++++ Given data ++++

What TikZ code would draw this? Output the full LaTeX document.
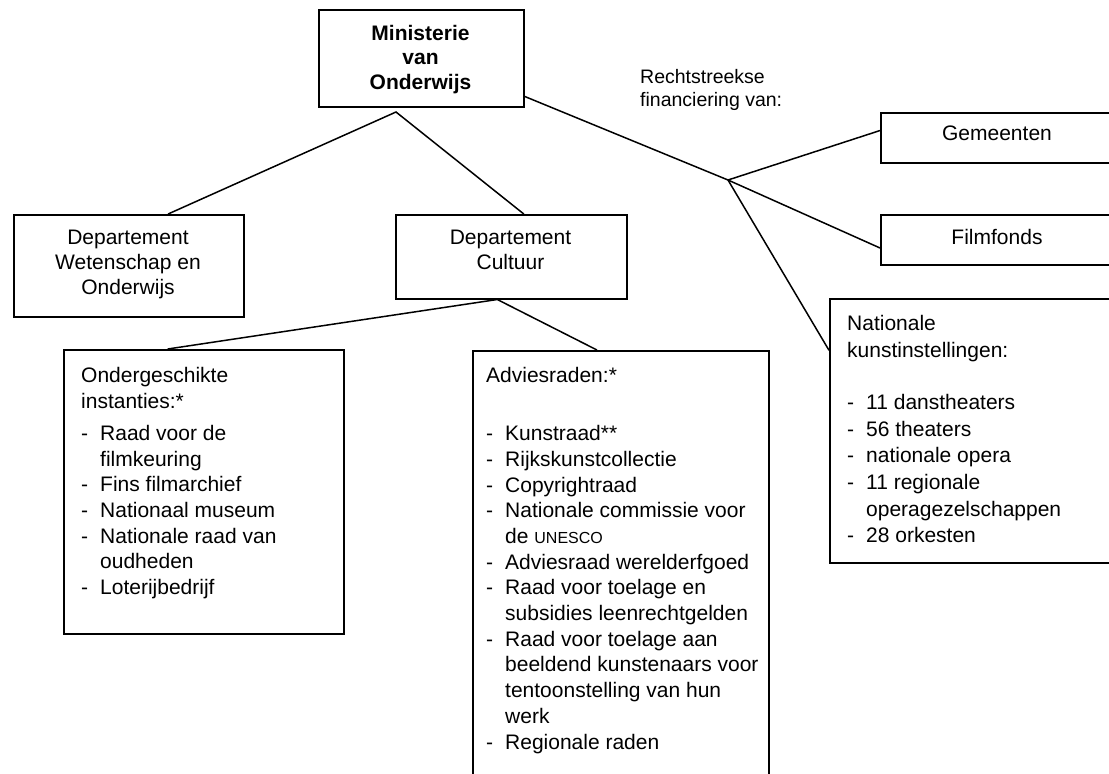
\documentclass[tikz,border=0pt]{standalone}
\usepackage{fontspec}
\setmainfont{Liberation Sans}
\usetikzlibrary{calc}
\newcommand{\dashitem}{\makebox[19pt][l]{-}}
\newcommand{\contline}{\hspace*{19pt}}
\begin{document}
\begin{tikzpicture}[x=1pt,y=-1pt,
  box/.style={draw, line width=1.5pt, inner sep=0pt, anchor=north west},
  conn/.style={line width=1.5pt},
  txt/.style={inner sep=0pt, font=\fontsize{21}{25.7}\selectfont},
  blk/.style={txt, anchor=north west, align=left}]
\useasboundingbox (0,0) rectangle (1109,774);
\clip (0,0) rectangle (1109,774);
\fill[white] (0,0) rectangle (1109,774);

% boxes
\node[box, minimum width=205pt, minimum height=97pt] (min) at (318,9) {};
\node[box, minimum width=230pt, minimum height=102pt] (wo) at (13,214) {};
\node[box, minimum width=231pt, minimum height=84pt] (cult) at (395,214) {};
\node[box, minimum width=240pt, minimum height=50pt] (gem) at (880,112) {};
\node[box, minimum width=240pt, minimum height=50pt] (film) at (880,214) {};
\node[box, minimum width=290pt, minimum height=264pt] (nat) at (829,298) {};
\node[box, minimum width=280pt, minimum height=284pt] (ond) at (63,349) {};
\node[box, minimum width=296pt, minimum height=450pt] (adv) at (472,350) {};

% texts
\node[txt, font=\bfseries\fontsize{21}{24.5}\selectfont, align=center] (mint) at (420.5,59.5) {Ministerie\\van\\Onderwijs};
\node[txt, align=center, font=\fontsize{21}{25}\selectfont] (wot) at (128,264) {Departement\\Wetenschap en\\Onderwijs};
\node[txt, align=center, font=\fontsize{21}{25}\selectfont] (cultt) at (510.5,249.5) {Departement\\Cultuur};
\node[txt] (gemt) at (997,133) {Gemeenten};
\node[txt] (filmt) at (997,237) {Filmfonds};
\node[txt, anchor=north west, align=left, font=\fontsize{19.5}{23}\selectfont] (recht) at (640,67) {\strut Rechtstreekse\\financiering van:};

\node[blk] (ondt) at (81,364.5) {\strut Ondergeschikte\\
instanties:*\\[6.3pt]
\dashitem Raad voor de\\
\contline filmkeuring\\
\dashitem Fins filmarchief\\
\dashitem Nationaal museum\\
\dashitem Nationale raad van\\
\contline oudheden\\
\dashitem Loterijbedrijf};

\node[blk] (advt) at (486,364.5) {\strut Adviesraden:*\\[32.3pt]
\dashitem Kunstraad**\\
\dashitem Rijkskunstcollectie\\
\dashitem Copyrightraad\\
\dashitem Nationale commissie voor\\
\contline de {\fontsize{16}{20}\selectfont UNESCO}\\
\dashitem Adviesraad werelderfgoed\\
\dashitem Raad voor toelage en\\
\contline subsidies leenrechtgelden\\
\dashitem Raad voor toelage aan\\
\contline beeldend kunstenaars voor\\
\contline tentoonstelling van hun\\
\contline werk\\
\dashitem Regionale raden};

\node[blk, font=\fontsize{21}{26.7}\selectfont] (natt) at (847,311.8) {\strut Nationale\\
kunstinstellingen:\\[25.3pt]
\dashitem 11 danstheaters\\
\dashitem 56 theaters\\
\dashitem nationale opera\\
\dashitem 11 regionale\\
\contline operagezelschappen\\
\dashitem 28 orkesten};

% connectors
\coordinate (apex) at (396,112);
\coordinate (junc) at (728,180);
\draw[conn] ($(wo.north west)!0.67!(wo.north east)$) -- (apex) -- ($(cult.north west)!0.554!(cult.north east)$);
\draw[conn] ($(min.north east)!0.887!(min.south east)$) -- (junc);
\draw[conn] (junc) -- ($(gem.north west)!0.36!(gem.south west)$);
\draw[conn] (junc) -- ($(film.north west)!0.66!(film.south west)$);
\draw[conn] (junc) -- ($(nat.north west)!0.197!(nat.south west)$);
\draw[conn] ($(ond.north west)!0.372!(ond.north east)$) -- ($(cult.south west)!0.44!(cult.south east)$) -- ($(adv.north west)!0.42!(adv.north east)$);
\end{tikzpicture}
\end{document}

++++

Copy the whole of the material above exactly, but not its images.

Solution to the exercise:
What TikZ code would draw this? Output the full LaTeX document.
\documentclass[tikz,border=0pt]{standalone}
\usepackage{fontspec}
\setmainfont{Liberation Sans}
\usetikzlibrary{calc}
\newcommand{\dashitem}{\makebox[19pt][l]{-}}
\newcommand{\contline}{\hspace*{19pt}}
\begin{document}
\begin{tikzpicture}[x=1pt,y=-1pt,
  box/.style={draw, line width=1.5pt, inner sep=0pt, anchor=north west},
  conn/.style={line width=1.5pt},
  txt/.style={inner sep=0pt, font=\fontsize{21}{25.7}\selectfont},
  blk/.style={txt, anchor=north west, align=left}]
\useasboundingbox (0,0) rectangle (1109,774);
\clip (0,0) rectangle (1109,774);
\fill[white] (0,0) rectangle (1109,774);

% boxes
\node[box, minimum width=205pt, minimum height=97pt] (min) at (318,9) {};
\node[box, minimum width=230pt, minimum height=102pt] (wo) at (13,214) {};
\node[box, minimum width=231pt, minimum height=84pt] (cult) at (395,214) {};
\node[box, minimum width=240pt, minimum height=50pt] (gem) at (880,112) {};
\node[box, minimum width=240pt, minimum height=50pt] (film) at (880,214) {};
\node[box, minimum width=290pt, minimum height=264pt] (nat) at (829,298) {};
\node[box, minimum width=280pt, minimum height=284pt] (ond) at (63,349) {};
\node[box, minimum width=296pt, minimum height=450pt] (adv) at (472,350) {};

% texts
\node[txt, font=\bfseries\fontsize{21}{24.5}\selectfont, align=center] (mint) at (420.5,59.5) {Ministerie\\van\\Onderwijs};
\node[txt, align=center, font=\fontsize{21}{25}\selectfont] (wot) at (128,264) {Departement\\Wetenschap en\\Onderwijs};
\node[txt, align=center, font=\fontsize{21}{25}\selectfont] (cultt) at (510.5,249.5) {Departement\\Cultuur};
\node[txt] (gemt) at (997,133) {Gemeenten};
\node[txt] (filmt) at (997,237) {Filmfonds};
\node[txt, anchor=north west, align=left, font=\fontsize{19.5}{23}\selectfont] (recht) at (640,67) {\strut Rechtstreekse\\financiering van:};

\node[blk] (ondt) at (81,364.5) {\strut Ondergeschikte\\
instanties:*\\[6.3pt]
\dashitem Raad voor de\\
\contline filmkeuring\\
\dashitem Fins filmarchief\\
\dashitem Nationaal museum\\
\dashitem Nationale raad van\\
\contline oudheden\\
\dashitem Loterijbedrijf};

\node[blk] (advt) at (486,364.5) {\strut Adviesraden:*\\[32.3pt]
\dashitem Kunstraad**\\
\dashitem Rijkskunstcollectie\\
\dashitem Copyrightraad\\
\dashitem Nationale commissie voor\\
\contline de {\fontsize{16}{20}\selectfont UNESCO}\\
\dashitem Adviesraad werelderfgoed\\
\dashitem Raad voor toelage en\\
\contline subsidies leenrechtgelden\\
\dashitem Raad voor toelage aan\\
\contline beeldend kunstenaars voor\\
\contline tentoonstelling van hun\\
\contline werk\\
\dashitem Regionale raden};

\node[blk, font=\fontsize{21}{26.7}\selectfont] (natt) at (847,311.8) {\strut Nationale\\
kunstinstellingen:\\[25.3pt]
\dashitem 11 danstheaters\\
\dashitem 56 theaters\\
\dashitem nationale opera\\
\dashitem 11 regionale\\
\contline operagezelschappen\\
\dashitem 28 orkesten};

% connectors
\coordinate (apex) at (396,112);
\coordinate (junc) at (728,180);
\draw[conn] ($(wo.north west)!0.67!(wo.north east)$) -- (apex) -- ($(cult.north west)!0.554!(cult.north east)$);
\draw[conn] ($(min.north east)!0.887!(min.south east)$) -- (junc);
\draw[conn] (junc) -- ($(gem.north west)!0.36!(gem.south west)$);
\draw[conn] (junc) -- ($(film.north west)!0.66!(film.south west)$);
\draw[conn] (junc) -- ($(nat.north west)!0.197!(nat.south west)$);
\draw[conn] ($(ond.north west)!0.372!(ond.north east)$) -- ($(cult.south west)!0.44!(cult.south east)$) -- ($(adv.north west)!0.42!(adv.north east)$);
\end{tikzpicture}
\end{document}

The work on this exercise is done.